In places these piles of bat deposit reached almost to the top of the cave. Later we found that this guano reached almost a quarter of a mile in length and stretched some 75 feet in width. Some of the piles later proved to be over a hundred feet deep!
Even the crudest calculation would have shown that there was enough guano here to merit the cost and trouble of getting it out of the cave and selling it commercially. At that moment I decided to stake a mining claim on the cave.
We felt that for one day we had seen enough and were ready to head back to the entrance and call it a day. The bats were apparently the sole tenants of the cave, for we saw no evidence of any other living thing ever having invaded its dark, vast interior.
Lynn headed up the ladder first and I asked him to go to the wagon and get four small cloth sacks for me. When he dropped them through the opening, Andy and I went back to where the guano was and filled the sacks. I wanted to have the guano tested to make sure it was of good enough quality to make my contemplated mining operation worth while.

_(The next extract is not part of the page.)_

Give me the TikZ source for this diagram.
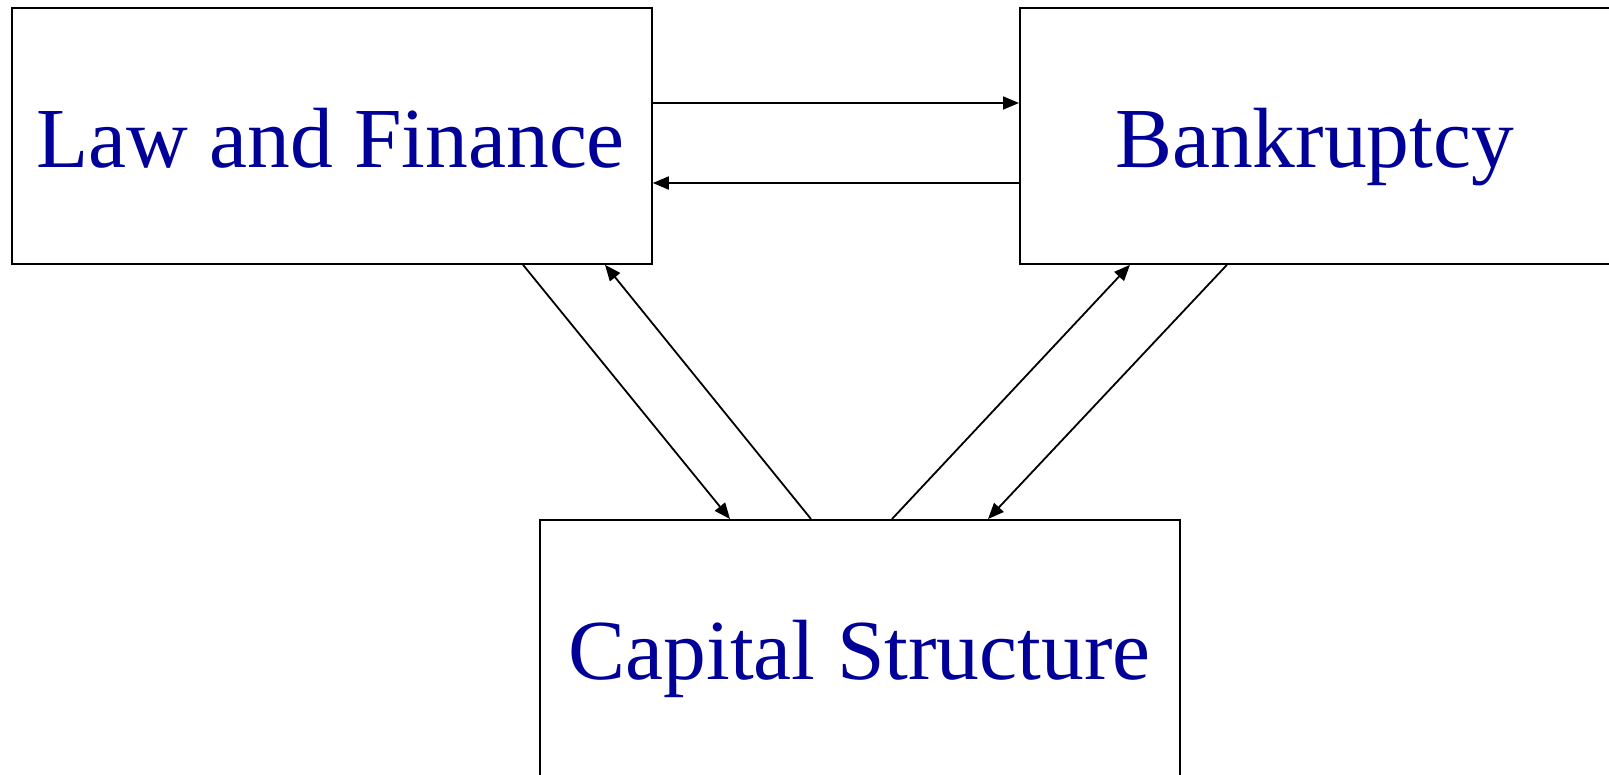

It would be silly to go to all the trouble of getting this guano to the surface and into Carlsbad, only to find that it was of inferior quality and not worth the cost and trouble of extracting it.
"How are you going to get this stuff up to the surface?" Andy asked as I was filling the sacks.
"By Ned, I don't know, but there's a way, and I'll find it."
As we wound our way back to the rope ladder, Andy and I each had two sacks of the guano, one in each hand. We made it up the ladder and out into the open again.
"Now I'm going to do something about marking this place, to show I've been here." A short distance from the entrance to the cave was a mescal pit, possibly left by Indians.
"Here, Andy, give me a hand," and with that we began gathering several large stones and placed them one on top of another until we had a pile some four or five feet high. This would have to serve as a marker until the claim could be completed.